Des mots «voués à la rosée»

Le projet d'Antoinette Rychner? Jour après jour, transcrire le paysage.

 

Devenir pré. Un verbe à l’infinitif, une action sans sujet, et un objet, ce pré, étendue vaste et fourmillante de vie couchée sous le ciel. Le titre dit l’effacement du je au profit d’un regard – et c’est bien de cela qu’il s’agit, dans le dernier livre d’Antoinette Rychner. Pendant une année, du 21 juin 2015 au 21 juin 2016, elle a observé la nature qui l’entoure depuis son lieu d’écriture, une roulotte de chantier réaménagée, plantée dans son jardin de Valangin (NE). Paru dans la collection Lieu et temps des Editions d’autre part, qui invite les auteurs neuchâtelois à traiter du thème du temps en résonance avec un lieu, Devenir pré entraîne ainsi le lecteur en douceur dans la valse des saisons, leurs changements infimes ou brutaux.

Jour après jour, transcrire le paysage, la vie minuscule et grandiose qui se déploie sous ses yeux, ses infimes vibrations, insectes, petits animaux, lumière… Rien de spectaculaire mais rien d’ennuyeux, bien au contraire, grâce à la beauté de la prose, à son rythme attentif, son attention fine au monde, sa poésie. Il y a cette prairie au crépuscule «devenue gaze de fée», les «appels de buses en nostalgie traînante», l’absolue liberté des oiseaux, les «sucs qui se retirent en terre comme un langage raréfié» quand décline l’ensoleillement, le poêle qu’il faut bientôt faire flamber dans la roulotte et l’ossature des arbres qui se révèle à la tombée des feuilles – «nouvelle grammaire, épurée et forte» –, ce vieux tilleul devenu personnage, les cristaux croustillants du givre et les «colossales diagonales d’ombre poussées par les troncs», avant le retour des crocus au charme provisoire… Ce «journal de contemplation» forme un tissu délicat duquel on se retrouve bientôt captif, devenant, nous aussi, ce que l’on voit.

Acte de résistance?

L’observation n’exclut pas les incursions de passages plus personnels – questionnements sur le statut des auteurs, remise de prix, micros événements comme la venue du chat, celle de l’enfant, le passage du voisin. Remplacé par le «on» ou l’infinitif, la subjectivité de la narratrice se lit dans ce regard posé sur les choses.

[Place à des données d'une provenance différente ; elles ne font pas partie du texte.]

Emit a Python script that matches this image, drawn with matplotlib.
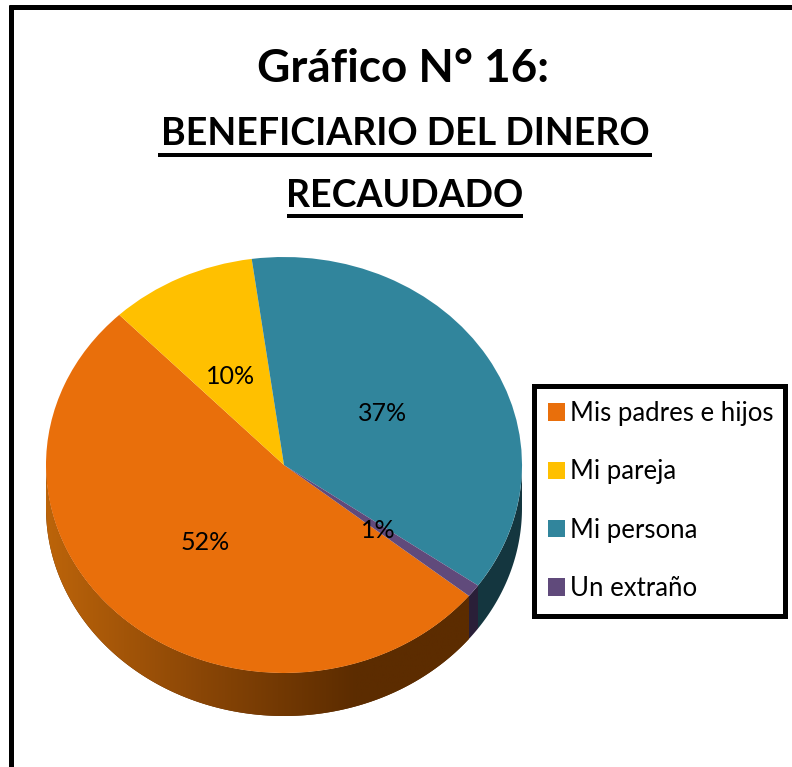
import numpy as np
import matplotlib
matplotlib.use("Agg")
import matplotlib.pyplot as plt
from matplotlib.colors import LinearSegmentedColormap
from matplotlib.lines import Line2D
from matplotlib.patches import Polygon

# data
categories = ["Mis padres e hijos", "Mi pareja", "Mi persona", "Un extraño"]
values = [52, 10, 37, 1]
pct_labels = ["52%", "10%", "37%", "1%"]
colors = ["#E96F0B", "#FFC000", "#31859C", "#604A7B"]
side_colors = ["#5C2C00", "#7F6000", "#14363F", "#2A1F38"]

# image size and pie geometry, in pixels of the reference
W, H = 792, 767
CX, CY, RX, RY, DEPTH = 284, 465, 238, 208, 43
START = -39
FONT = ["Lato", "DejaVu Sans"]


def fx(x):
    return x / W


def fy(y):
    return 1 - y / H


def ftext(x, y, s, **kw):
    fig.text(fx(x), fy(y), s, ha="center", va="center", family=FONT, **kw)


def fline(x0, y0, x1, y1, lw):
    fig.add_artist(Line2D([fx(x0), fx(x1)], [fy(y0), fy(y1)], color="black",
                          lw=lw * 0.72, solid_capstyle="butt"))


fig = plt.figure(figsize=(W / 100, H / 100), dpi=100)
ax = fig.add_axes([0, 0, 1, 1])

wedges, _ = ax.pie(values, colors=colors, startangle=START, counterclock=False,
                   radius=1, wedgeprops={"linewidth": 0})
for w in wedges:
    w.set_zorder(5)
ax.set_aspect("auto")

# side wall of the pie, one polygon for each visible slice
d = DEPTH / RY
angle = START
orange_poly = None
for i, v in enumerate(values):
    a0, a1 = angle, angle - v * 3.6
    angle = a1
    # slices past the -180 mark come round again on the right
    if a1 < -180 and i > 0:
        a0, a1 = a0 + 360, a1 + 360
    # only the front half of the wall can be seen
    t0 = min(a0, 0)
    t1 = max(a1, -180)
    if t1 >= t0:
        continue
    t = np.radians(np.linspace(t0, t1, 200))
    xs = np.cos(t)
    ys = np.sin(t)
    pts = np.r_[np.c_[xs, ys], np.c_[xs[::-1], ys[::-1] - d]]
    poly = Polygon(pts, closed=True, fc=side_colors[i], ec="none", zorder=2)
    ax.add_patch(poly)
    if i == 0:
        orange_poly = poly

# left part of the orange wall fades to the lit edge
cmap = LinearSegmentedColormap.from_list("wall", ["#BC640A", "#8A4606", "#5C2C00", "#5C2C00"])
grad = np.linspace(0, 1, 256).reshape(1, -1)
im = ax.imshow(grad, cmap=cmap, aspect="auto", extent=(-1, 0.95, -1.3, 0.2), zorder=3)
im.set_clip_path(orange_poly)

ax.set_xlim(-CX / RX, (W - CX) / RX)
ax.set_ylim((CY - H) / RY, CY / RY)
ax.axis("off")

# percent labels
pct_pos = [(205, 543), (231, 377), (383, 414), (378, 531)]
for (x, y), s in zip(pct_pos, pct_labels):
    ftext(x, y, s, fontsize=18, color="black", zorder=10)

# titles
ftext(403, 69, "Gráfico N° 16:", fontsize=33, fontweight="bold")
ftext(405, 134, "BENEFICIARIO DEL DINERO", fontsize=27, fontweight="bold")
ftext(405, 196, "RECAUDADO", fontsize=27, fontweight="bold")
fline(158, 155, 652, 155, 4)
fline(287, 216, 523, 216, 4)

# outer border, open on the right and at the bottom
fline(11, 5, 11, H, 5)
fline(9, 7, W, 7, 5)

# legend
leg = fig.legend(wedges, categories, loc="upper left",
                 bbox_to_anchor=(fx(533.5), fy(386), fx(785) - fx(533.5), 0), mode="expand",
                 borderaxespad=0, prop={"family": FONT, "size": 18.5},
                 handlelength=0.66, handleheight=0.66, handletextpad=0.18,
                 labelspacing=1.3, borderpad=0.58, fancybox=False, framealpha=1,
                 edgecolor="black")
leg.get_frame().set_linewidth(3.6)

fig.savefig("out.png", dpi=100)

Le monde, son injustice, ne sont pas non plus tenus à l’écart. Confrontée aux attentats de Paris ou au discours d’exclusion de l’UDC, elle interroge sa propre solitude: «compte-t-elle pour moins de réalité» que le nombre? Quel sens cela a-t-il de «poursuivre en lieu clos une abstraction de pureté, un minuscule cosmos où peaufiner tranquillement cohérence, pensées…»? Et si, justement, la singularité de sa démarche était aussi politique? Acte de résistance, de désobéissance? A la toute fin du récit, une fois accompli le tour du solstice, le je surgit au moment de faire un vœu: «Qu’en n’importe quel autre lieu il soit possible de réactiver cet état d’attention procuré par le pré, permis par la fenêtre? Accordé! Je crois bien que je retrouverai où je veux la jouissance d’appeler le perçu en ma propre langue.» Telle est l’essentielle leçon donnée par le pré. Le puissant pouvoir de nommer, contre toutes les images figées.

 

 

Antoinette Rychner, Devenir pré, collection Lieu et temps, Ed. D’autre part, 2016, 179 pp.